Vice President Biden pushes Pakistan to target militants on Afghanistan border

Vice President Joe Biden, in Pakistan Wednesday, stressed that Pakistan and the United States have a common enemy, and warned of the dangers to the country of tolerating violent extremists.

Adrees Latif/Reuters
US Vice President Joe Biden (l.) shakes hands with Pakistan's Prime Minister Yusuf Raza Gilani after their joint news conference at the prime minister's residence in Islamabad on Jan. 12. Biden will pressure Pakistan to intensify its crackdown on militants, but will tread carefully to avoid further straining ties.

Vice President Joe Biden arrived in Islamabad Wednesday for a series of talks aimed at strengthening ties with a crucial ally, while at the same time exerting pressure on civil and military leaders to do more to crackdown on militants on the Pakistan side of the Afghanistan-Pakistan border.

His visit follows a two-day trip to Kabul, where he said American troops would stay in Afghanistan beyond 2014 “if the Afghan people want it.” He also noted that Pakistan would have to apply more pressure on the Taliban making cross-border attacks from its territory.

At a joint press conference with Prime Minister Yusuf Raza Gilani, Biden stressed that the United States and Pakistan have a common enemy.

“Violent extremists are a threat not just to the United States but to Pakistan as well, and indeed the entire civilized world,” he said, adding: “And they have – not with your help – but they have found refuge in some of the most remote refuges of your country. Al Qaeda has worked with extremist allies who have had you as a target and your people as a target.”

In a sign of growing US concern toward instability in Pakistan following the killing of liberal politician Salman Taseer last week – and the subsequent outpouring of praise for the killer from conservative segments of society, Biden noted: “Societies that applaud such actions end up being consumed by those actions. Please accept my deepest condolences and those of President Obama and those of the American people,” according to the AFP.

But Biden also spoke warmly of Pakistan, praising the vision of its founding father Muhammad Ali Jinnah and the professionalism of its Army. He emphasized his personal ties to the country, noting this was his third trip to the country in four years, and that he had helped draft the Biden-Lugar bill (now known as the Kerry-Lugar-Berman bill), which gives $7.5 billion of nonmilitary aid to Pakistan. He also sought to clarify what he termed “misconceptions” among some Pakistanis toward America, including the idea that America disrespects Islam or favors regional rival India.

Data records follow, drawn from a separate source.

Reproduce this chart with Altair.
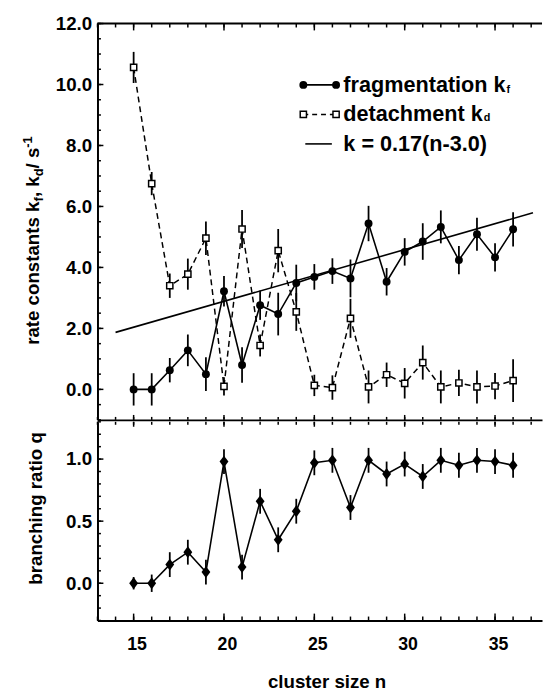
import altair as alt
import pandas as pd

FONT = "Liberation Sans"

# ---- data ----
n = [15, 16, 17, 18, 19, 20, 21, 22, 23, 24, 25, 26, 27, 28, 29, 30, 31, 32, 33, 34, 35, 36]
kf = [0.00, 0.00, 0.63, 1.28, 0.50, 3.22, 0.80, 2.76, 2.47, 3.49, 3.69, 3.88, 3.64, 5.44, 3.53, 4.51, 4.85, 5.33, 4.24, 5.09, 4.33, 5.25]
kf_err = [0.53, 0.53, 0.40, 0.52, 0.55, 0.50, 0.58, 0.48, 0.70, 0.60, 0.42, 0.42, 0.62, 0.58, 0.45, 0.45, 0.60, 0.54, 0.46, 0.54, 0.46, 0.56]
kd = [10.56, 6.75, 3.40, 3.78, 4.96, 0.10, 5.26, 1.44, 4.55, 2.54, 0.13, 0.06, 2.33, 0.08, 0.48, 0.20, 0.88, 0.08, 0.21, 0.08, 0.11, 0.29]
kd_err = [0.51, 0.38, 0.40, 0.51, 0.55, 0.30, 0.62, 0.36, 0.71, 0.62, 0.35, 0.40, 0.64, 0.54, 0.40, 0.50, 0.56, 0.54, 0.43, 0.54, 0.43, 0.70]
q = [0.00, 0.00, 0.15, 0.25, 0.09, 0.98, 0.13, 0.66, 0.35, 0.58, 0.97, 0.99, 0.61, 0.99, 0.88, 0.96, 0.86, 0.99, 0.95, 0.99, 0.98, 0.95]
q_err = [0.05, 0.07, 0.10, 0.10, 0.10, 0.10, 0.10, 0.10, 0.10, 0.10, 0.10, 0.10, 0.10, 0.10, 0.10, 0.10, 0.10, 0.10, 0.10, 0.10, 0.10, 0.10]
fit_n = [14.0, 37.1]
fit_k = [1.87, 5.79]

# axis tick values
x_major = [15, 20, 25, 30, 35]
x_minor = [13, 14, 15, 16, 17, 18, 19, 20, 21, 22, 23, 24, 25, 26, 27, 28, 29, 30, 31, 32, 33, 34, 35, 36, 37]
y1_major = [0, 2, 4, 6, 8, 10, 12]
y1_minor = [-1.0, -0.5, 0.0, 0.5, 1.0, 1.5, 2.0, 2.5, 3.0, 3.5, 4.0, 4.5, 5.0, 5.5, 6.0, 6.5, 7.0, 7.5, 8.0, 8.5, 9.0, 9.5, 10.0, 10.5, 11.0, 11.5, 12.0]
y2_major = [0.0, 0.5, 1.0]
y2_minor = [-0.3, -0.2, -0.1, 0.0, 0.1, 0.2, 0.3, 0.4, 0.5, 0.6, 0.7, 0.8, 0.9, 1.0, 1.1, 1.2, 1.3]

W = 452
H1 = 403
H2 = 202

df = pd.DataFrame({
    "n": n,
    "kf": kf, "kf_lo": [a - b for a, b in zip(kf, kf_err)], "kf_hi": [a + b for a, b in zip(kf, kf_err)],
    "kd": kd, "kd_lo": [a - b for a, b in zip(kd, kd_err)], "kd_hi": [a + b for a, b in zip(kd, kd_err)],
    "q": q, "q_lo": [a - b for a, b in zip(q, q_err)], "q_hi": [a + b for a, b in zip(q, q_err)],
})
fit_df = pd.DataFrame({"n": fit_n, "k": fit_k})
one = pd.DataFrame({"a": [0]})

xs = alt.Scale(domain=[13, 37.6], nice=False, zero=False)
y1s = alt.Scale(domain=[-1, 12], nice=False, zero=False)
y2s = alt.Scale(domain=[-0.3, 1.3], nice=False, zero=False)

ax_x_top = alt.Axis(labels=False, ticks=False, tickSize=0, title=None, grid=False)
ax_y_top = alt.Axis(values=y1_major, format=".1f", title=None, labelFontSize=19, labelPadding=6,
                    ticks=False, tickSize=0, grid=False, minExtent=50, maxExtent=50)
ax_x_bot = alt.Axis(values=x_major, format="d", labelFontSize=18, labelPadding=15, labelOffset=3,
                    ticks=False, tickSize=0, grid=False, title="cluster size n", titleFontSize=19,
                    titleX=233, titleY=68, titleBaseline="alphabetic", titleAlign="center")
ax_y_bot = alt.Axis(values=y2_major, format=".1f", title=None, labelFontSize=19, labelPadding=6,
                    ticks=False, tickSize=0, grid=False, minExtent=50, maxExtent=50)


def txt(s, x, y, size, angle=0, align="left", baseline="alphabetic"):
    return alt.Chart(one).mark_text(text=s, x=x, y=y, fontSize=size, font=FONT, fontWeight="bold",
                                    align=align, baseline=baseline, angle=angle, color="black")


def xticks(vals, yaxis, h, top_len, bot_len):
    d = pd.DataFrame({"v": vals})
    layers = []
    if top_len:
        layers.append(alt.Chart(d).mark_rule(color="black", strokeWidth=1.5).encode(
            x=alt.X("v:Q", scale=xs, axis=yaxis), y=alt.value(0), y2=alt.value(top_len)))
    if bot_len:
        layers.append(alt.Chart(d).mark_rule(color="black", strokeWidth=1.5).encode(
            x=alt.X("v:Q", scale=xs, axis=yaxis), y=alt.value(h), y2=alt.value(h - bot_len)))
    return layers


def yticks(vals, yscale, yaxis, length):
    d = pd.DataFrame({"v": vals})
    return alt.Chart(d).mark_rule(color="black", strokeWidth=1.5).encode(
        y=alt.Y("v:Q", scale=yscale, axis=yaxis), x=alt.value(0), x2=alt.value(length))


# ---------------- top panel ----------------
Xt = alt.X("n:Q", scale=xs, axis=ax_x_top)
base = alt.Chart(df)
err_f = base.mark_rule(color="black", strokeWidth=1.8).encode(
    x=Xt, y=alt.Y("kf_lo:Q", scale=y1s, axis=ax_y_top), y2="kf_hi:Q")
err_d = base.mark_rule(color="black", strokeWidth=1.8).encode(
    x=Xt, y=alt.Y("kd_lo:Q", scale=y1s, axis=ax_y_top), y2="kd_hi:Q")
line_f = base.mark_line(color="black", strokeWidth=1.6).encode(
    x=Xt, y=alt.Y("kf:Q", scale=y1s, axis=ax_y_top))
line_d = base.mark_line(color="black", strokeWidth=1.5, strokeDash=[6, 4]).encode(
    x=Xt, y=alt.Y("kd:Q", scale=y1s, axis=ax_y_top))
fit = alt.Chart(fit_df).mark_line(color="black", strokeWidth=1.6).encode(
    x=alt.X("n:Q", scale=xs, axis=ax_x_top), y=alt.Y("k:Q", scale=y1s, axis=ax_y_top))
pts_f = base.mark_point(shape="circle", filled=True, color="black", size=65, opacity=1).encode(
    x=Xt, y=alt.Y("kf:Q", scale=y1s, axis=ax_y_top))
pts_d = base.mark_point(shape="square", filled=True, fill="white", stroke="black", strokeWidth=1.5,
                        size=40, opacity=1).encode(x=Xt, y=alt.Y("kd:Q", scale=y1s, axis=ax_y_top))

top_border = alt.Chart(one).mark_rule(color="black", strokeWidth=2).encode(
    x=alt.value(0), x2=alt.value(W), y=alt.value(0))

# legend
LX1, LX2, TX = 209.3, 242.6, 250
R1, R2, R3 = 62.4, 92.4, 122.4
leg = [
    alt.Chart(one).mark_rule(color="black", strokeWidth=1.6).encode(x=alt.value(LX1), x2=alt.value(LX2), y=alt.value(R1)),
    alt.Chart(one).mark_point(shape="circle", filled=True, color="black", size=65, opacity=1).encode(x=alt.value(LX1), y=alt.value(R1)),
    alt.Chart(one).mark_point(shape="circle", filled=True, color="black", size=65, opacity=1).encode(x=alt.value(LX2), y=alt.value(R1)),
    alt.Chart(one).mark_rule(color="black", strokeWidth=1.5, strokeDash=[5, 4]).encode(x=alt.value(LX1), x2=alt.value(LX2), y=alt.value(R2)),
    alt.Chart(one).mark_point(shape="square", filled=True, fill="white", stroke="black", strokeWidth=1.5, size=40, opacity=1).encode(x=alt.value(LX1), y=alt.value(R2)),
    alt.Chart(one).mark_point(shape="square", filled=True, fill="white", stroke="black", strokeWidth=1.5, size=40, opacity=1).encode(x=alt.value(LX2), y=alt.value(R2)),
    alt.Chart(one).mark_rule(color="black", strokeWidth=1.6).encode(x=alt.value(211.3), x2=alt.value(238.3), y=alt.value(R3)),
    txt("fragmentation k", TX, R1, 22, baseline="middle"),
    txt("f", 416.0, R1 + 5, 11, baseline="middle"),
    txt("detachment k", TX, R2, 22, baseline="middle"),
    txt("d", 392.8, R2 + 4, 11, baseline="middle"),
    txt("k = 0.17(n-3.0)", TX, R3, 22, baseline="middle"),
]

# y title with sub/superscripts
ytitle = [
    txt("rate constants k", -59.4, 326.7, 19, angle=270),
    txt("f", -55.4, 181.0, 13, angle=270),
    txt(", k", -59.4, 176.5, 19, angle=270),
    txt("d", -55.4, 155.4, 13, angle=270),
    txt("/ s", -59.4, 147.3, 19, angle=270),
    txt("-1", -67.0, 126.2, 13, angle=270),
]

top_ticks = (xticks(x_minor, ax_x_top, H1, 4, 3) + xticks(x_major, ax_x_top, H1, 7, 5)
             + [yticks(y1_minor, y1s, ax_y_top, 3.5), yticks(y1_major, y1s, ax_y_top, 6)])

top = alt.layer(err_f, err_d, line_f, line_d, fit, pts_f, pts_d, top_border, *top_ticks, *leg, *ytitle
                ).properties(width=W, height=H1)

# ---------------- bottom panel ----------------
Xb = alt.X("n:Q", scale=xs, axis=ax_x_bot)
err_q = base.mark_rule(color="black", strokeWidth=1.8).encode(
    x=Xb, y=alt.Y("q_lo:Q", scale=y2s, axis=ax_y_bot), y2="q_hi:Q")
line_q = base.mark_line(color="black", strokeWidth=1.6).encode(
    x=Xb, y=alt.Y("q:Q", scale=y2s, axis=ax_y_bot))
pts_q = base.mark_point(shape="M0,-1L0.75,0L0,1L-0.75,0Z", filled=True, color="black", size=144, opacity=1).encode(
    x=Xb, y=alt.Y("q:Q", scale=y2s, axis=ax_y_bot))

bot_ticks = (xticks(x_minor, ax_x_bot, H2, 3, 4) + xticks(x_major, ax_x_bot, H2, 5, 7)
             + [yticks(y2_minor, y2s, ax_y_bot, 3.5), yticks(y2_major, y2s, ax_y_bot, 6)])

bottom = alt.layer(err_q, line_q, pts_q, *bot_ticks,
                   txt("branching ratio q", -56.7, 88, 19, angle=270, align="center")
                   ).properties(width=W, height=H2)

chart = alt.vconcat(top, bottom, spacing=0).properties(
    padding={"left": 14, "top": 1, "right": 0, "bottom": 0},
    background="white",
).configure_view(stroke=None).configure_axis(
    labelFont=FONT, labelFontWeight="bold", labelColor="black",
    titleFont=FONT, titleFontWeight="bold", titleColor="black",
    domainColor="black", domainWidth=2, grid=False,
)

chart.save("out.html", embed_options={"renderer": "svg", "actions": False})
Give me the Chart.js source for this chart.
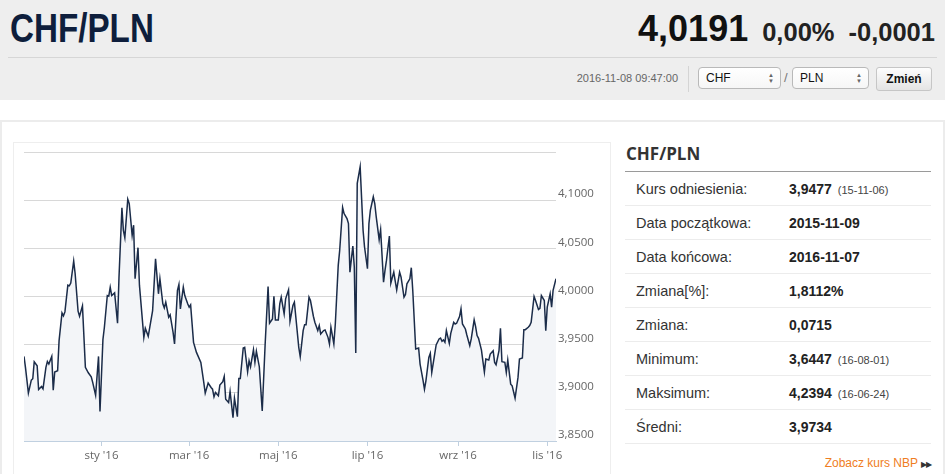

“We wish your success because it’s in our own interests,” he said, before closing his speech with the hope that future generations of Americans would not have to read about militancy and poverty in Pakistan, but instead focus on the success of Pakistani scientists, entrepreneurs, and artists.

Earlier, Biden met with President Asif Ali Zardari, who reiterated calls for the transfer of Predator drone technology to Pakistan and requested increased access for Pakistan to US markets, according to presidential spokesman Farhatullah Babar. He later met with Chief of Army Staff Gen. Ashfaq Pervez Kayani.

Biden is also expected to unveil a new package of military, civilian, and intelligence aid, according to APP, Pakistan’s government news agency. The recently conducted Afghanistan and Pakistan annual review, and the outcome of Biden’s talks with Afghan leaders, featured highly on the leaders' agendas.

Biden's visit just in time for Pakistan's political crisis

Biden’s trip comes at a time of heightened instability in the country, following not just the assassination of Mr. Taseer, but a short-lived political crisis which came about when a major coalition partner left the government, leaving it without a majority in parliament.

That crisis was resolved through a deal stuck last Friday that rescinded a hike in petroleum prices – a deal that US Secretary of State Hillary Clinton said would weaken Pakistan’s already fragile economic base. The price hike had been deeply unpopular in Pakistan, where critics say the government should do more to tax the wealthy.

According to a Western diplomat, behind the scenes, Biden would likely bring a “mixed message of support and motivation to do better.”

“In economic terms, all of these revenue hikes are important. If the government has to print money to finance its growing deficits, that’s a kind of tax, too: it’s a kind of tax on the poor, who pay higher prices but it falls indiscriminately,” says the diplomat, referring to high rates of inflation. If Pakistan fails to increase its tax-to-GDP ratio and support itself better, adds the diplomat, Biden would make clear that the US Congress may take a dim view and that could harm the prospect of future aid.

On the military front, the US has long pressured Pakistan to engage militants in the North Waziristan tribal region on its western border. Pakistani military leaders are adamant that conditions must be right before they enter the area, lest they risk a domino effect that could allow previous gains in neighboring tribal areas to be reversed.

There is some understanding among US civilian leadership of the Pakistani position, says the Western diplomat, but patience is wearing thin among military commanders as the US continues to suffer losses on the Afghan side of the border.